With SSD and SSI, the requirements for handling the recipient’s funds tend to be similar, but the SSI program is a federal welfare program with additional restrictions. The monthly SSI benefit amount is below the poverty level, and the program’s main purpose is helping the beneficiary meet daily living expenses. As savings increase, the SSA may question if these needs are being met or if the beneficiary might have additional income or resources that could affect eligibility. If conserved funds are at least 3 times SSI’s Federal Benefit Rate for the year, you probably should expect the agency to look into the reasons. You may face being replaced as the payee and, possibly, be found to have misused benefits that you would have to repay. Generally, the SSA wants $9 of every $10 received for the beneficiary spent to meet basic needs.
While you have similar investment options with SSD and SSI, the resource limit of $2000 for an SSI recipient means you must track the value of countable resources because the SSA reviews this for financial eligibility. You need to know which resources are counted and which are excluded, too.
Low-risk investments that are preferred investments of conserved SSD funds can be made with conserved SSI funds. However, any interest, which would not be much, could cause problems. When an SSI recipient receives unearned income, the first $20 from any source is not counted. After this, monthly SSI is reduced by $1 for every $1 of unearned income. Then, in the month after the interest income is counted, what remains is added to the countable resources. Depending on how close a person is to the resource limit of $2000 for individuals (and $3000 for couples), the small return on investment could be big enough to push them over the resource limit.
Therefore, a payee must know how to convert a countable resource into an excluded one. There are a number of possibilities, but the SSI program’s rules and regulations are complicated. For example, you could set up a burial fund for the SSI beneficiary. This amount is kept separate from other funds and is to be used only for burial expenses. If the amount that used for this purpose is no more than $1500, then this would not count among resources that determine SSI eligibility, and interest earned is not counted as income. You also might purchase a burial space for the individual because this is not a countable resource.
Next, you might look at insurance. If you buy burial insurance, you would not cause a problem because this has no cash surrender value so it is not counted as a resource. However, if life insurance is purchased for an SSI recipient (who would be the policy owner), you face headaches. Any cash surrender value makes this a resource. Circumstances determine if it will be a countable resource. The basic rule is life insurance policies with face values totaling no more than $1500 will not have their cash surrender values counted as resources.

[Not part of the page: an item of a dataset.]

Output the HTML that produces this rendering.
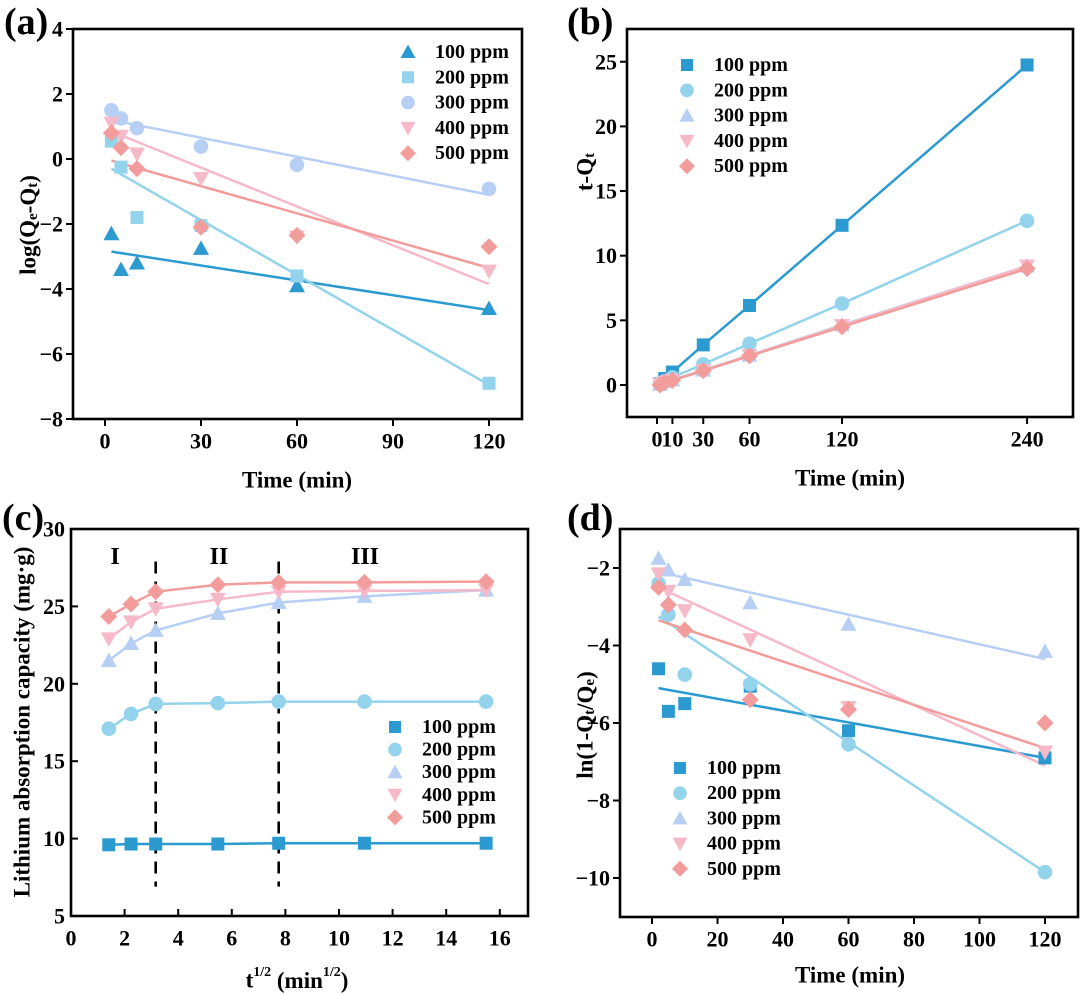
<!DOCTYPE html>
<html><head><meta charset="utf-8">
<style>
html,body{margin:0;padding:0;background:#fff;}
svg{display:block;font-family:"Liberation Serif",serif;font-weight:bold;}
</style></head>
<body>
<svg id="fig" width="1080" height="994" viewBox="0 0 1080 994" xmlns="http://www.w3.org/2000/svg">
<text x="4" y="34" font-size="38">(a)</text>
<text x="567" y="34" font-size="38">(b)</text>
<text x="2" y="530" font-size="38">(c)</text>
<text x="567" y="530" font-size="38">(d)</text>
</svg>
<script>
const NS='http://www.w3.org/2000/svg';
const svg=document.getElementById('fig');
const COLORS=['#2a9ad0','#93d3ec','#b7cff5','#f6b9c7','#f29c9c'];
const LEGEND=['100 ppm','200 ppm','300 ppm','400 ppm','500 ppm'];

// ---- Panel (a) data: pseudo-first-order ----
const aTimes=[2,5,10,30,60,120];
const a100=[-2.3,-3.4,-3.2,-2.75,-3.9,-4.6];
const a200=[0.55,-0.25,-1.8,-2.05,-3.6,-6.9];
const a300=[1.5,1.25,0.95,0.38,-0.18,-0.92];
const a400=[1.1,0.7,0.15,-0.6,-2.4,-3.45];
const a500=[0.8,0.35,-0.3,-2.1,-2.35,-2.7];
const aFitStart=[-2.85,-0.3,1.2,0.85,-0.05];
const aFitEnd=[-4.65,-6.95,-1.1,-3.85,-3.35];
const aXTicks=[0,30,60,90,120];
const aYTicks=[4,2,0,-2,-4,-6,-8];

// ---- Panel (b) data: pseudo-second-order ----
const bTimes=[2,5,10,30,60,120,240];
const b100=[0.1,0.5,1.0,3.1,6.15,12.35,24.75];
const b200=[0.1,0.3,0.6,1.6,3.2,6.3,12.7];
const b300=[0.05,0.25,0.4,1.15,2.3,4.65,9.2];
const b400=[0.05,0.22,0.38,1.12,2.28,4.6,9.2];
const b500=[0.0,0.2,0.35,1.1,2.25,4.5,9.0];
const bXTicks=[0,10,30,60,120,240];
const bXLabels=['0','10','30','60','120','240'];
const bYTicks=[0,5,10,15,20,25];

// ---- Panel (c) data: intraparticle diffusion ----
const cX=[1.41,2.24,3.16,5.48,7.75,10.95,15.49];
const c100=[9.6,9.65,9.65,9.65,9.7,9.7,9.7];
const c200=[17.1,18.05,18.7,18.75,18.85,18.85,18.85];
const c300=[21.5,22.6,23.45,24.55,25.25,25.65,26.05];
const c400=[22.9,24.0,24.85,25.45,25.95,26.0,26.05];
const c500=[24.35,25.15,25.95,26.4,26.55,26.55,26.6];
const cDividers=[3.16,7.75];
const cXTicks=[0,2,4,6,8,10,12,14,16];
const cYTicks=[5,10,15,20,25,30];

// ---- Panel (d) data: liquid film diffusion ----
const dTimes=[2,5,10,30,60,120];
const d100=[-4.6,-5.7,-5.5,-5.05,-6.2,-6.9];
const d200=[-2.4,-3.2,-4.75,-5.0,-6.55,-9.85];
const d300=[-1.75,-2.05,-2.3,-2.9,-3.45,-4.15];
const d400=[-2.15,-2.6,-3.1,-3.85,-5.6,-6.75];
const d500=[-2.5,-2.95,-3.6,-5.4,-5.65,-6.0];
const dFitStart=[-5.1,-3.25,-2.1,-2.5,-3.35];
const dFitEnd=[-6.9,-9.85,-4.35,-7.1,-6.65];
const dXTicks=[0,20,40,60,80,100,120];
const dYTicks=[-2,-4,-6,-8,-10];

function el(tag,attrs,parent){const e=document.createElementNS(NS,tag);for(const k in attrs)e.setAttribute(k,attrs[k]);(parent||svg).appendChild(e);return e;}
function txt(x,y,s,size,anchor,parent){const t=el('text',{x:x,y:y,'font-size':size,'text-anchor':anchor||'middle','dominant-baseline':'central'},parent);t.textContent=s;return t;}

function marker(g,shape,x,y,color,s){
  s=s||6.5;let m;
  if(shape==='sq')m=el('rect',{x:x-s,y:y-s,width:2*s,height:2*s,fill:color},g);
  else if(shape==='ci')m=el('circle',{cx:x,cy:y,r:s+0.8,fill:color},g);
  else if(shape==='up')m=el('polygon',{points:`${x},${y-s-1.5} ${x+s+1.5},${y+s} ${x-s-1.5},${y+s}`,fill:color},g);
  else if(shape==='dn')m=el('polygon',{points:`${x},${y+s+1.5} ${x+s+1.5},${y-s} ${x-s-1.5},${y-s}`,fill:color},g);
  else m=el('polygon',{points:`${x},${y-s-2} ${x+s+2},${y} ${x},${y+s+2} ${x-s-2},${y}`,fill:color},g);
  return m;
}

function axes(name,L,R,T,B,xs,ys,xt,xl,yt,inward){
  const g=el('g',{});
  
  
  el('rect',{x:L,y:T,width:R-L,height:B-T,fill:'none',stroke:'#000','stroke-width':2.6},g);
  const d=inward?-7:7;
  xt.forEach((v,i)=>{const x=xs(v);el('line',{x1:x,y1:B,x2:x,y2:B+d,stroke:'#000','stroke-width':2},g);
    const t=txt(x,B+22,xl?xl[i]:String(v),22,'middle',g);});
  yt.forEach(v=>{const y=ys(v);el('line',{x1:L,y1:y,x2:L-d,y2:y,stroke:'#000','stroke-width':2},g);
    const t=txt(L-(inward?6:10),y,String(v).replace('-','\u2212'),22,'end',g);});
}

function legend(name,x,y0,dy,shapes){
  const g=el('g',{});
  
  
  LEGEND.forEach((s,i)=>{const y=y0+i*dy;
    const e=el('g',{},g);
    
    
    marker(e,shapes[i],x,y,COLORS[i],6);
    txt(x+27,y,s,20,'start',e);});
}

function series(name,xs,ys,X,Y,shape,color,connect){
  const g=el('g',{});
  
  
  if(connect)el('polyline',{points:X.map((v,i)=>xs(v)+','+ys(Y[i])).join(' '),fill:'none',stroke:color,'stroke-width':2.5},g);
  X.forEach((v,i)=>marker(g,shape,xs(v),ys(Y[i]),color));
}
function fit(name,xs,ys,x0,x1,y0,y1,color){
  const l=el('line',{x1:xs(x0),y1:ys(y0),x2:xs(x1),y2:ys(y1),stroke:color,'stroke-width':2.5});
  
  
}

// Panel a
{const L=73,R=522,T=29,B=419;
 const xs=v=>105+v*3.2, ys=v=>159-v*32.5;
 axes('panel-a',L,R,T,B,xs,ys,aXTicks,null,aYTicks,false);
 const sets=[a100,a200,a300,a400,a500], sh=['up','sq','ci','dn','di'];
 sets.forEach((s,i)=>fit('panel-a-fit-'+(i+1)*100,xs,ys,2,120,aFitStart[i],aFitEnd[i],COLORS[i]));
 sets.forEach((s,i)=>series('panel-a-series-'+(i+1)*100,xs,ys,aTimes,s,sh[i],COLORS[i],false));
 legend('panel-a',408,52,25.3,sh);
 txt(297,480,'Time (min)',23,'middle');
 const t=el('text',{transform:'translate(28,225) rotate(-90)','font-size':23,'text-anchor':'middle','dominant-baseline':'central'});
 t.innerHTML='log(Q<tspan font-size="15" dy="5">e</tspan><tspan dy="-5">-Q</tspan><tspan font-size="15" dy="5">t</tspan><tspan dy="-5">)</tspan>';
}
// Panel b
{const L=627,R=1073,T=29,B=417;
 const xs=v=>657+v*1.542, ys=v=>385-v*12.93;
 axes('panel-b',L,R,T,B,xs,ys,bXTicks,bXLabels,bYTicks,false);
 const sets=[b100,b200,b300,b400,b500], sh=['sq','ci','up','dn','di'];
 sets.forEach((s,i)=>series('panel-b-series-'+(i+1)*100,xs,ys,bTimes,s,sh[i],COLORS[i],true));
 legend('panel-b',687,65,25.3,sh);
 txt(850,478,'Time (min)',23,'middle');
 const t=el('text',{transform:'translate(585,172) rotate(-90)','font-size':23,'text-anchor':'middle','dominant-baseline':'central'});
 t.innerHTML='t-Q<tspan font-size="15" dy="5">t</tspan>';
}
// Panel c
{const L=71,R=528,T=529,B=916;
 const xs=v=>71+v*26.8, ys=v=>916-(v-5)*15.48;
 axes('panel-c',L,R,T,B,xs,ys,cXTicks,null,cYTicks,true);
 cDividers.forEach(v=>{const l=el('line',{x1:xs(v),y1:ys(27.9),x2:xs(v),y2:ys(6.9),stroke:'#000','stroke-width':2.6,'stroke-dasharray':'12,8'});
   });
 txt(115,557,'I',24,'middle');txt(219,557,'II',24,'middle');txt(365,557,'III',24,'middle');
 const sets=[c100,c200,c300,c400,c500], sh=['sq','ci','up','dn','di'];
 sets.forEach((s,i)=>series('panel-c-series-'+(i+1)*100,xs,ys,cX,s,sh[i],COLORS[i],true));
 legend('panel-c',395,727,22.6,sh);
 const tx=el('text',{x:297,y:980,'font-size':23,'text-anchor':'middle','dominant-baseline':'central'});
 tx.innerHTML='t<tspan font-size="14" dy="-8">1/2</tspan><tspan dy="8"> (min</tspan><tspan font-size="14" dy="-8">1/2</tspan><tspan dy="8">)</tspan>';
 const t=el('text',{transform:'translate(22,722) rotate(-90)','font-size':23,'text-anchor':'middle','dominant-baseline':'central'});
 t.textContent='Lithium absorption capacity (mg\u00b7g)';
}
// Panel d
{const L=620,R=1078,T=529,B=917;
 const xs=v=>652+v*3.275, ys=v=>568+(-2-v)*38.75;
 axes('panel-d',L,R,T,B,xs,ys,dXTicks,null,dYTicks,false);
 const sets=[d100,d200,d300,d400,d500], sh=['sq','ci','up','dn','di'];
 sets.forEach((s,i)=>fit('panel-d-fit-'+(i+1)*100,xs,ys,2,120,dFitStart[i],dFitEnd[i],COLORS[i]));
 sets.forEach((s,i)=>series('panel-d-series-'+(i+1)*100,xs,ys,dTimes,s,sh[i],COLORS[i],false));
 legend('panel-d',680,768,25.2,sh);
 txt(850,975,'Time (min)',23,'middle');
 const t=el('text',{transform:'translate(585,725) rotate(-90)','font-size':23,'text-anchor':'middle','dominant-baseline':'central'});
 t.innerHTML='ln(1-Q<tspan font-size="15" dy="5">t</tspan><tspan dy="-5">/Q</tspan><tspan font-size="15" dy="5">e</tspan><tspan dy="-5">)</tspan>';
}
</script>
</body></html>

The burial fund that you established two paragraphs ago to exclude resources will be affected. While the face values of the life insurance results in its cash surrender value being excluded as a resource, the part of the amount in the burial fund now will be counted. Because the cash surrender value of the insurance has been excluded, the $1500 exclusion for the burial fund is reduced by the face value of any life insurance policy of the beneficiary.
Potential landmines like this exist for a payee, especially with SSI. You have to do your homework or consult with someone so you know what you can do and its impact. You also need to discuss possible decisions with the beneficiary to get input whenever possible. If you do not talk with the person receiving the disability payments, forgetting your duty to act in that person’s interests, the Social Security Administration may make you an ex-payee. This should give you an idea of the both importance of the representative payee and of making sure you know what you can and cannot do when you accept this position.